Fighting Over Water

Several years ago I obtained a report from the Defense Intelligence Agency (DIA) on US government concerns about water around the globe.  In reality, while the DIA was the principal drafter; the report was an intelligence community coordinated paper developed by government agencies including the Department of State, CIA, National Geospatial-Intelligence Agency, the State Department’s Bureau of Intelligence and Research, and the US Department of Energy.

The reason so any agencies in our government are interested in the water problems of other countries is that many countries are allies of the US, and anything that causes instability for them may affect our country also.  The report was interesting and quite enlightening and, if you think we have problems locally; you ain’t seen nothing!  So over the next few weeks, let me go into what is happening globally, nationally, and then locally.

The concerns are along several lines including:

  • Two or more countries who share a water source may fight over it at some point.
  • An upstream nation may cut off the water to a country downstream.
  • Terrorist destroying a dam may cause problems downstream.  The people who then do not have water would quickly enter a “stress period”.  There is an ad on a local radio station that states “No water, no food” and that accurately describes what could happen elsewhere.  Any country that cannot produce foods for its population will quickly become unstable.

There are 263 watersheds shared by two or more countries and, unfortunately, even today there are unstable countries who are fighting over the water.  For instance, the Nile River runs through Egypt, Uganda, Ethiopia, and the Sudan.  Several years ago it looked like Egypt and Ethiopia were headed toward a shooting war over that shared resources.  In addition, the Jordan River runs through Israel as well as several Arab countries, and one of the reasons for the Six-Day War between Israel and several Arab countries was water.  Even among themselves there have been disputes among Arab countries about water.  When Ethiopia proposed building a dam on the Blue Nile, Egypt threatened to go to war.  That was only averted when Ethiopia, Egypt, and Sudan agreed that Ethiopia would allow water to continue flowing to them and would only be allowed to fill the newly created reservoir behind the dam over a period of 15years. 

Fortunately though, historically water tensions have led to more water sharing than violent conflicts.  The Mekong Committee established by Cambodia, Laos, Thailand, and Vietnam in 1957, for instance, continued to exchange information and facilitated cooperation among those countries throughout the Vietnam War.  Also, even though Israel and Jordan were technically at war from 1948 until 1994, in 1953 they started having secret “picnic table” talks (so called because they were held at a point where the Jordan and Yarmuk rivers come together) over their shared water, as well as day to day water operations.  Countries try to do the right thing when they can; but what will happen when a situation becomes really desperate?

And that could happen.
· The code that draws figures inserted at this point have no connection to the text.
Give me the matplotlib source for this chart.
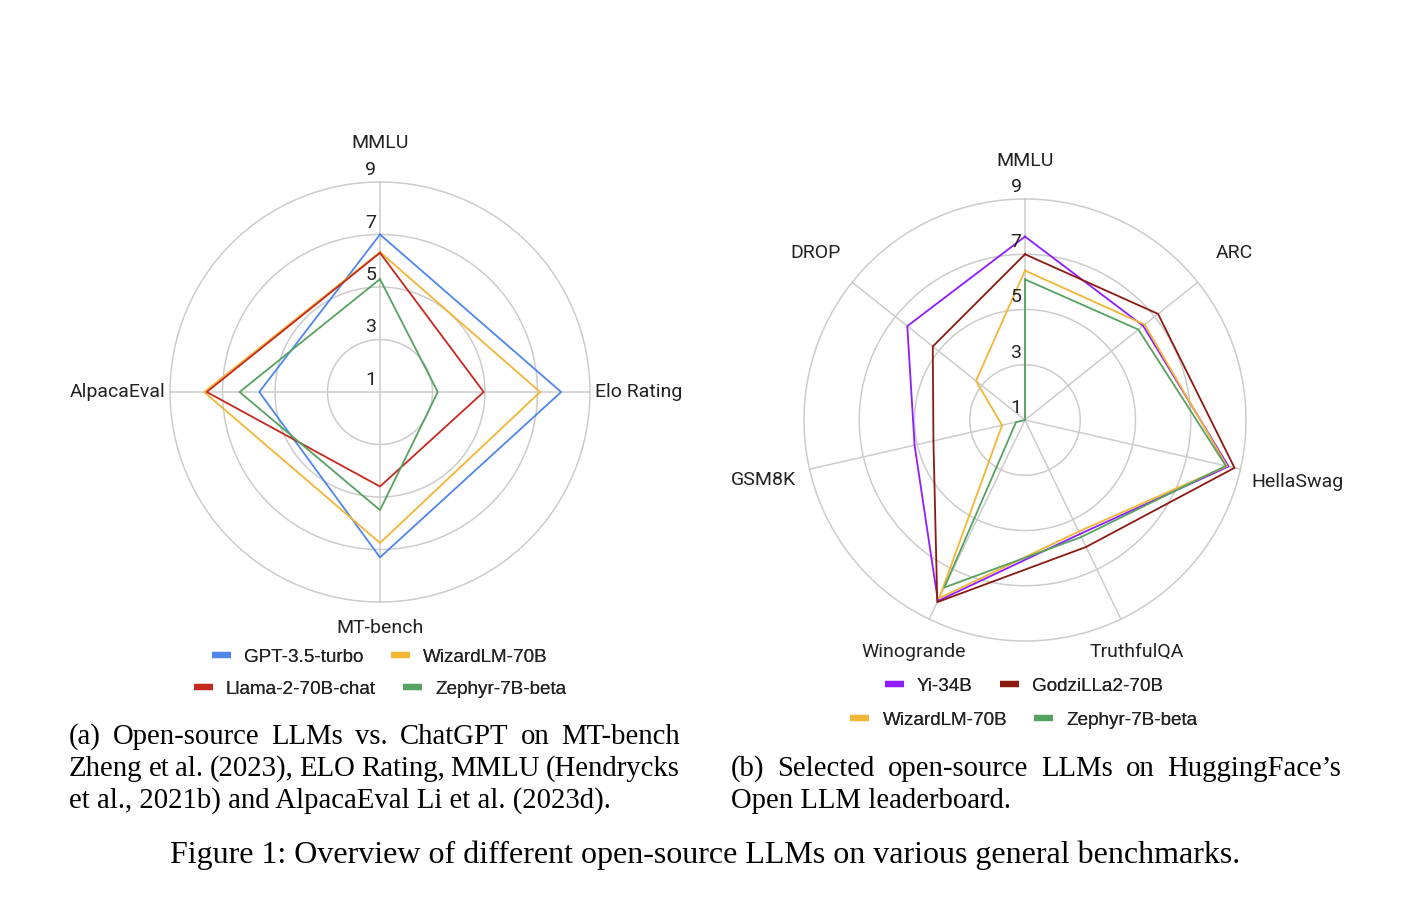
import numpy as np
import matplotlib
matplotlib.use("Agg")
import matplotlib.pyplot as plt
from matplotlib.lines import Line2D

# ---- data ----
left_axes = ["MMLU", "Elo Rating", "MT-bench", "AlpacaEval"]
gpt35 = [7.0, 7.9, 7.3, 5.6]
wizard_a = [6.33, 7.1, 6.75, 7.7]
llama2 = [6.3, 4.95, 4.6, 7.6]
zephyr_a = [5.3, 3.2, 5.5, 6.35]

right_axes = ["MMLU", "ARC", "HellaSwag", "TruthfulQA", "Winogrande", "GSM8K", "DROP"]
yi34 = [7.64, 6.47, 8.56, 5.58, 8.27, 5.1, 6.45]
godzilla = [7.0, 7.16, 8.78, 6.1, 8.32, 4.4, 5.27]
wizard_b = [6.41, 6.54, 8.5, 5.48, 8.16, 1.85, 3.27]
zephyr_b = [6.09, 6.25, 8.46, 5.7, 7.73, 1.33, 1.0]

r_ticks = [1, 3, 5, 7, 9]

BLUE, YELLOW, RED, GREEN = "#4f86ec", "#f2b534", "#c4281e", "#55a261"
PURPLE, DARKRED = "#8f1bff", "#8b1a10"
GRID = "#cccccc"

W, H = 1404, 914
fig = plt.figure(figsize=(W / 100, H / 100), dpi=100)
fig.patch.set_facecolor("white")

AX_FONT = dict(family="Roboto", fontsize=14, color="#222222")


def radar(center, radius, labels, series, label_r, label_align):
    cx, cy = center
    ax = fig.add_axes([(cx - radius) / W, (H - cy - radius) / H,
                       2 * radius / W, 2 * radius / H], projection="polar")
    ax.set_theta_zero_location("N")
    ax.set_theta_direction(-1)
    ax.set_ylim(1, 9)
    ax.grid(False)
    ax.set_xticks([])
    ax.set_yticks([])
    ax.spines["polar"].set_visible(False)
    ax.patch.set_alpha(0)

    n = len(labels)
    theta = np.arange(n) * 2 * np.pi / n
    fine = np.linspace(0, 2 * np.pi, 400)
    for v in r_ticks[1:]:
        ax.plot(fine, np.full_like(fine, v), color=GRID, lw=1.1, zorder=1, clip_on=False)
    for th in theta:
        ax.plot([th, th], [1, 9], color=GRID, lw=1.1, zorder=1, clip_on=False)

    for vals, color, name in series:
        ax.plot(np.append(theta, theta[0]), vals + vals[:1], color=color,
                lw=1.3, zorder=3, label=name, clip_on=False)

    for v in r_ticks:
        ax.annotate(str(v), xy=(0, v), xytext=(-9, 12), textcoords="offset pixels",
                    ha="center", va="center", zorder=4, **AX_FONT)

    for th, lab, rl, ha in zip(theta, labels, label_r, label_align):
        ax.text(th, 9 + rl / radius * 8, lab, ha=ha, va="center",
                clip_on=False, **AX_FONT)
    return ax


radar((380, 392), 210, left_axes,
      [(gpt35, BLUE, "GPT-3.5-turbo"), (wizard_a, YELLOW, "WizardLM-70B"),
       (llama2, RED, "Llama-2-70B-chat"), (zephyr_a, GREEN, "Zephyr-7B-beta")],
      [39, 5, 26, 4], ["center", "left", "center", "right"])

radar((1025, 420), 221, right_axes,
      [(yi34, PURPLE, "Yi-34B"), (godzilla, DARKRED, "GodziLLa2-70B"),
       (wizard_b, YELLOW, "WizardLM-70B"), (zephyr_b, GREEN, "Zephyr-7B-beta")],
      [38, 47, 58, 36, 36, 47, 47], ["center"] * 7)


def legend_row(items, cx, cy):
    handles = [Line2D([], [], color=c, lw=4.5, solid_capstyle="butt") for c, _ in items]
    leg = fig.legend(handles, [t for _, t in items], loc="center",
                     bbox_to_anchor=(cx / W, 1 - cy / H), ncol=len(items),
                     frameon=False, handlelength=1.0, handletextpad=0.7,
                     columnspacing=1.45, borderaxespad=0, borderpad=0,
                     prop=dict(family="Liberation Sans", size=13.6))
    for t in leg.get_texts():
        t.set_color("#222222")
    fig.add_artist(leg)


legend_row([(BLUE, "GPT-3.5-turbo"), (YELLOW, "WizardLM-70B")], 380, 657)
legend_row([(RED, "Llama-2-70B-chat"), (GREEN, "Zephyr-7B-beta")], 380, 689)
legend_row([(PURPLE, "Yi-34B"), (DARKRED, "GodziLLa2-70B")], 1024, 686)
legend_row([(YELLOW, "WizardLM-70B"), (GREEN, "Zephyr-7B-beta")], 1024, 720)

# ---- captions ----
SUB = dict(family="Liberation Serif", fontsize=20.7, color="black", va="baseline")
CAP = dict(SUB, fontsize=23)
renderer = fig.canvas.get_renderer()


def justified(line, x0, x1, y):
    words = line.split()
    texts = [fig.text(0, 1 - y / H, w, **SUB) for w in words]
    widths = [t.get_window_extent(renderer).width for t in texts]
    gap = max((x1 - x0 - sum(widths)) / (len(words) - 1), 3)
    x = x0
    for t, w in zip(texts, widths):
        t.set_x(x / W)
        x += w + gap


justified("(a) Open-source LLMs vs. ChatGPT on MT-bench", 69, 680, 744)
justified("Zheng et al. (2023), ELO Rating, MMLU (Hendrycks", 69, 680, 776)
fig.text(69 / W, 1 - 808 / H, "et al., 2021b) and AlpacaEval Li et al. (2023d).", **SUB)
justified("(b) Selected open-source LLMs on HuggingFace\u2019s", 731, 1341, 776)
fig.text(731 / W, 1 - 808 / H, "Open LLM leaderboard.", **SUB)
fig.text(705 / W, 1 - 863 / H,
         "Figure 1: Overview of different open-source LLMs on various general benchmarks.",
         ha="center", **CAP)

fig.savefig("out.png", dpi=100)
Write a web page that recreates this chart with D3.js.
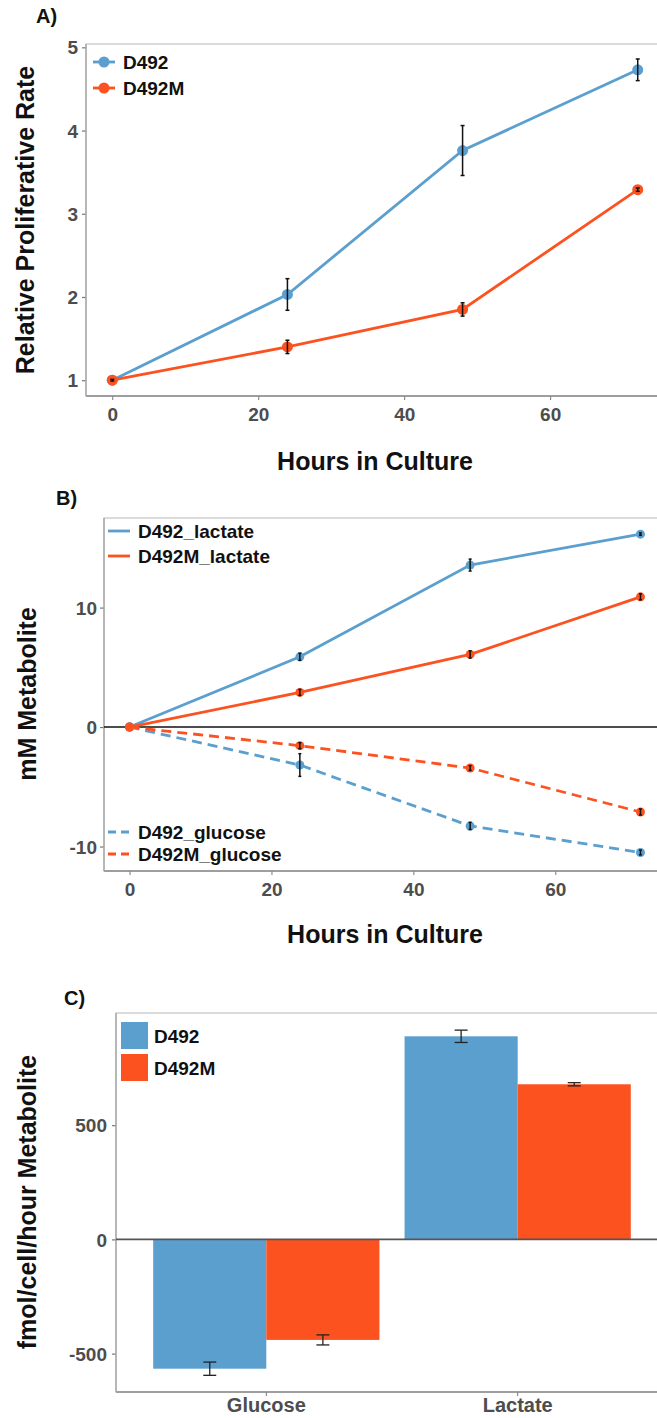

Several South American Andean countries share glacial meltwater that helps to support river flows on which millions of people depend.  Many small glaciers have shrunk to the point that they are expected to completely disappear within the next 20 to 30 years. 

The people who live in Turkey, Syria, Iraq, Iran, and Kuwait use the water from the Tigris-Euphrates river system.  Because of the heavy use of the system, however, it is losing water at an incredible rate; with aquifers being pumped out at a much faster rate than they can be recharged.  Meanwhile the population of all of those countries is growing rapidly, resulting in even more demand for that water for agriculture and human consumption.  These countries are not working together, however, and see the need for that water as a competition.  Turkey sees the rivers as something to use for agricultural irrigation and power production.  Syria and Iraq see Turkish dams as a threat to their livelihoods and a stealing of water their people have been using for thousands of years.

Similarly, 2,340 miles to the east of the Tigris, water from the Hindu Kush Himalayan mountains provide water used for irrigation and hydropower by two billion people in Nepal, Bhutan, Afghanistan, Pakistan, India, China, Bangladesh, and Myanmar.  India is not happy with China’s dam building in the area, and was even more concerned when China once proposed changing the course of the river with a “peaceful” nuclear explosion,

Many of the countries above already also overdraft their aquifers, leading to salt water intrusion in some areas and a collapse in water supplies in others.  Unfortunately, these are the areas of the world where populations are growing rapidly; compounding the problem in the future.  The Defense Intelligence Agency report projected that these problems – compounded by inefficient and wasteful irrigation practices – will exacerbate the problem in some areas.

The bottom line in the report is that “During the next ten to twenty years many countries important to the United States will experience water problems – shortages, poor water quality, or floods – that will risk instability and state failure”.  So if we think we have problems fighting over water locally – meh.  And other parts of the world have shown that working together and negotiating over water is better than coming to blows.